TASK DETAILS: Where a line of the listing below includes the word "diagram", reproduce that line.
____
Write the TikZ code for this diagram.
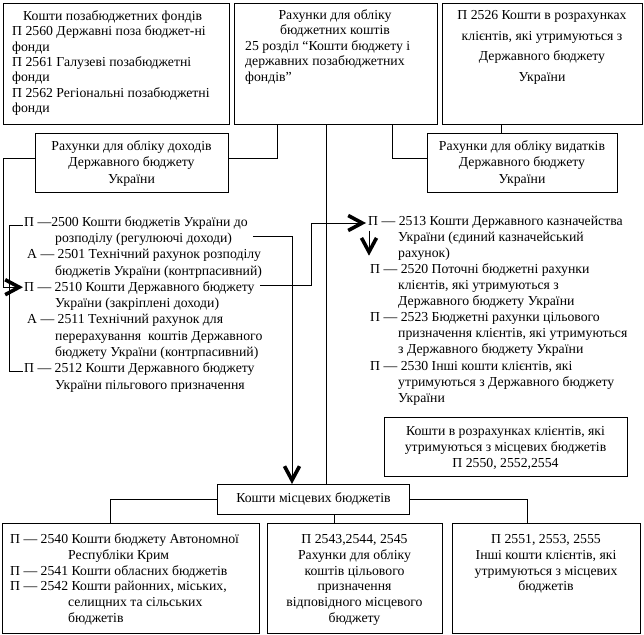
\documentclass[tikz,border=0pt]{standalone}
\usepackage{fontspec}
\setmainfont{Liberation Serif}
\usetikzlibrary{arrows.meta}
\begin{document}
\begin{tikzpicture}[x=1bp,y=-1bp,
  frame/.style={draw, line width=0.8bp, inner sep=0, anchor=north west},
  conn/.style={line width=0.8bp},
  txt/.style={inner sep=0, font=\fontsize{13.8}{#1}\selectfont},
  txt/.default=16.3,
  tleft/.style={txt=#1, anchor=north west, align=left},
  tleft/.default=16.3,
  tcent/.style={txt=#1, anchor=north, align=center},
  tcent/.default=16.3,
  bigarrow/.style={-{Straight Barb[length=14bp,width=15bp,line width=3.6bp 0,line join=miter]}},
]
\useasboundingbox (0,0) rectangle (644,635);

% boxes
\node[frame, minimum width=226bp, minimum height=121bp] (tl) at (3,3) {};
\node[frame, minimum width=203bp, minimum height=121bp] (tm) at (234,3) {};
\node[frame, minimum width=200bp, minimum height=121bp] (tr) at (442,3) {};
\node[frame, minimum width=193bp, minimum height=59bp] (dox) at (35,133) {};
\node[frame, minimum width=190bp, minimum height=59bp] (vyd) at (427,133) {};
\node[frame, minimum width=243bp, minimum height=59bp] (rozr) at (384,417) {};
\node[frame, minimum width=192bp, minimum height=30bp, font=\fontsize{13.8}{16.3}\selectfont] (mist) at (217,484) {Кошти місцевих бюджетів};
\node[frame, minimum width=257bp, minimum height=110bp] (bl) at (2,523) {};
\node[frame, minimum width=175bp, minimum height=110bp] (bm) at (267,523) {};
\node[frame, minimum width=188bp, minimum height=110bp] (br) at (452,523) {};

% box texts
\node[tleft=15.5] (tlT) at (12,9.2) {\strut\hspace*{11bp}Кошти позабюджетних фондів\\П 2560 Державні поза бюджет-ні\\фонди\\П 2561 Галузеві позабюджетні\\фонди\\П 2562 Регіональні позабюджетні\\фонди};
\node[tcent=15.5] (tmA) at (335,8.2) {\strut Рахунки для обліку\\бюджетних коштів};
\node[tleft=15.5] (tmB) at (245,39.2) {\strut 25 розділ “Кошти бюджету і\\державних позабюджетних\\фондів”};
\node[tcent=21] (trT) at (542,4.3) {\strut П 2526 Кошти в розрахунках\\клієнтів, які утримуються з\\Державного бюджету\\України};
\node[tcent=16.5] (doxT) at (131.5,138.5) {\strut Рахунки для обліку доходів\\Державного бюджету\\України};
\node[tcent=16.5] (vydT) at (522,138.5) {\strut Рахунки для обліку видатків\\Державного бюджету\\України};
\node[tcent=16] (rozrT) at (505.5,423.8) {\strut Кошти в розрахунках клієнтів, які\\утримуються з місцевих бюджетів\\П 2550, 2552,2554};
\node[tleft=16] (blT) at (10,531.8) {\strut П — 2540 Кошти бюджету Автономної\\\hspace*{58bp}Республіки Крим\\П — 2541 Кошти обласних бюджетів\\П — 2542 Кошти районних, міських,\\\hspace*{58bp}селищних та сільських\\\hspace*{58bp}бюджетів};
\node[tcent=16] (bmT) at (354.5,531.8) {\strut П 2543,2544, 2545\\Рахунки для обліку\\коштів цільового\\призначення\\відповідного місцевого\\бюджету};
\node[tcent=16] (brT) at (546,531.8) {\strut П 2551, 2553, 2555\\Інші кошти клієнтів, які\\утримуються з місцевих\\бюджетів};

% left list
\node[tleft] (e2500) at (24,214.6) {\strut П —2500 Кошти бюджетів України до\\\hspace*{31bp}розподілу (регулюючі доходи)};
\node[tleft] (e2501) at (27,247.2) {\strut А — 2501 Технічний рахунок розподілу\\\hspace*{28bp}бюджетів України (контрпасивний)};
\node[tleft] (e2510) at (24,279.8) {\strut П — 2510 Кошти Державного бюджету\\\hspace*{31bp}України (закріплені доходи)};
\node[tleft] (e2511) at (27,312.4) {\strut А — 2511 Технічний рахунок для\\\hspace*{28bp}перерахування~ коштів Державного\\\hspace*{28bp}бюджету України (контрпасивний)};
\node[tleft] (e2512) at (24,361.3) {\strut П — 2512 Кошти Державного бюджету\\\hspace*{31bp}України пільгового призначення};

% right list
\node[tleft=16.1] (e2513) at (368,213.7) {\strut П — 2513 Кошти Державного казначейства\\\hspace*{30bp}України (єдиний казначейський\\\hspace*{30bp}рахунок)};
\node[tleft=16.1] (e2520) at (370,262) {\strut П — 2520 Поточні бюджетні рахунки\\\hspace*{28bp}клієнтів, які утримуються з\\\hspace*{28bp}Державного бюджету України};
\node[tleft=16.1] (e2523) at (370,310.3) {\strut П — 2523 Бюджетні рахунки цільового\\\hspace*{28bp}призначення клієнтів, які утримуються\\\hspace*{28bp}з Державного бюджету України};
\node[tleft=16.1] (e2530) at (370,358.6) {\strut П — 2530 Інші кошти клієнтів, які\\\hspace*{28bp}утримуються з Державного бюджету\\\hspace*{28bp}України};

% x positions of connectors
\coordinate (xA) at (277,0);
\coordinate (xB) at (392,0);
\coordinate (xC) at (501,0);
\coordinate (xD) at (326,0);
\coordinate (xF) at (292,0);
\coordinate (xH) at (110,0);
\coordinate (xI) at (334,0);
\coordinate (xJ) at (527,0);

% connectors
\draw[conn] ([yshift=4.5bp]dox.east) -| (tm.south -| xA);
\draw[conn] ([yshift=4.5bp]vyd.west) -| (tm.south -| xB);
\draw[conn] (tr.south -| xC) -- (vyd.north -| xC);
\draw[conn] (tm.south -| xD) -- (mist.north -| xD);
\draw[conn,bigarrow] ([yshift=4.5bp]dox.west) -| ([xshift=-21bp,yshift=-7.4bp]e2510.north west) -- ([xshift=-1bp,yshift=-7.4bp]e2510.north west);
\draw[conn] ([xshift=-1bp,yshift=-10.4bp]e2500.north west) -| ([xshift=-15bp,yshift=-10.4bp]e2512.north west) -- ([xshift=-1bp,yshift=-10.4bp]e2512.north west);
\draw[conn,bigarrow] ([xshift=5bp,yshift=-6bp]e2500.east) -| (mist.north -| xF);
\draw[conn,bigarrow] ([xshift=5bp,yshift=10bp]e2510.east) -| ([xshift=-57bp,yshift=-9.3bp]e2513.north west) -- ([xshift=-2bp,yshift=-9.3bp]e2513.north west);
\draw[conn,bigarrow] ([xshift=1bp,yshift=-17bp]e2513.north west) -- ([xshift=1bp,yshift=-42bp]e2513.north west);
\draw[conn] (mist.west) -| (bl.north -| xH);
\draw[conn] (mist.south -| xI) -- (bm.north -| xI);
\draw[conn] (mist.east) -| (br.north -| xJ);
\end{tikzpicture}
\end{document}
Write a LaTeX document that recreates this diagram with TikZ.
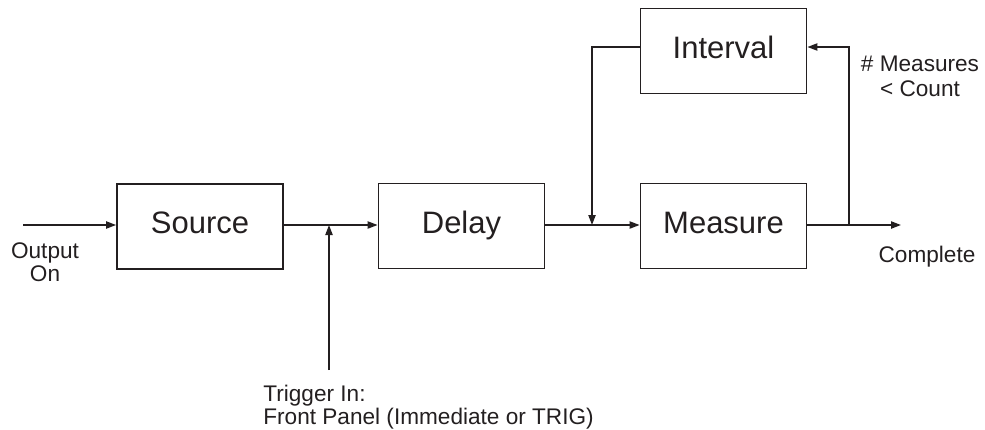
\documentclass[tikz,border=0pt]{standalone}
\usepackage{fontspec}
\setmainfont{Liberation Sans}
\usetikzlibrary{arrows.meta}
\definecolor{inkgray}{RGB}{35,31,32}
\tikzset{
  blockbox/.style = {draw,line width=0.9pt,minimum width=83pt,minimum height=42.5pt,
                     inner sep=0pt,text height=11pt,text depth=4pt,
                     font=\fontsize{15.5}{18}\selectfont},
  flowarr/.style  = {-{Triangle[length=5pt,width=3.6pt]},line width=0.8pt},
  flowline/.style = {line width=0.8pt},
  smalltext/.style = {font=\fontsize{11.3}{10}\selectfont,inner sep=0pt}
}
\begin{document}
\begin{tikzpicture}[x=0.5pt,y=-0.5pt,color=inkgray]
  \useasboundingbox (0,0) rectangle (985,429);
  % the four blocks
  \node[blockbox] (source)   at (200,226.5) {Source};
  \node[blockbox] (delay)    at (461.5,226) {Delay};
  \node[blockbox] (measure)  at (723.5,226) {Measure};
  \node[blockbox] (interval) at (723.5,51)  {Interval};
  % branch points and free ends
  \coordinate (inlet)  at (23,225);
  \coordinate (trig)   at (329,225);
  \coordinate (trigin) at (329,370);
  \coordinate (merge)  at (592,225);
  \coordinate (split)  at (849,225);
  \coordinate (outlet) at (901,225);
  % main path
  \draw[flowarr]  (inlet) -- (inlet -| source.west);
  \draw[flowline] (trig -| source.east) -- (trig);
  \draw[flowarr]  (trig) -- (trig -| delay.west);
  \draw[flowline] (merge -| delay.east) -- (merge);
  \draw[flowarr]  (merge) -- (merge -| measure.west);
  \draw[flowline] (split -| measure.east) -- (split);
  \draw[flowarr]  (split) -- (outlet);
  % trigger input and the loop through the interval
  \draw[flowarr]  (trigin) -- (trig);
  \draw[flowarr]  ([yshift=2pt]interval.west) -| (merge);
  \draw[flowarr]  (split) |- ([yshift=2pt]interval.east);
  % labels
  \node[smalltext,align=center] (outlbl)  at (45,262)  {Output\\On};
  \node[smalltext] (donelbl) at (927,257) {Complete};
  \node[smalltext,align=center,font=\fontsize{11.3}{12.5}\selectfont] (countlbl) at (920,76)
    {\# Measures\\\textless{} Count};
  \node[smalltext,align=left,anchor=north west,font=\fontsize{11.3}{9.3}\selectfont] (triglbl) at (263,385)
    {Trigger In:\\Front Panel (Immediate or TRIG)};
\end{tikzpicture}
\end{document}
____
FINISHED TASK:
Write the TikZ code for this diagram.
Write a LaTeX document that recreates this diagram with TikZ.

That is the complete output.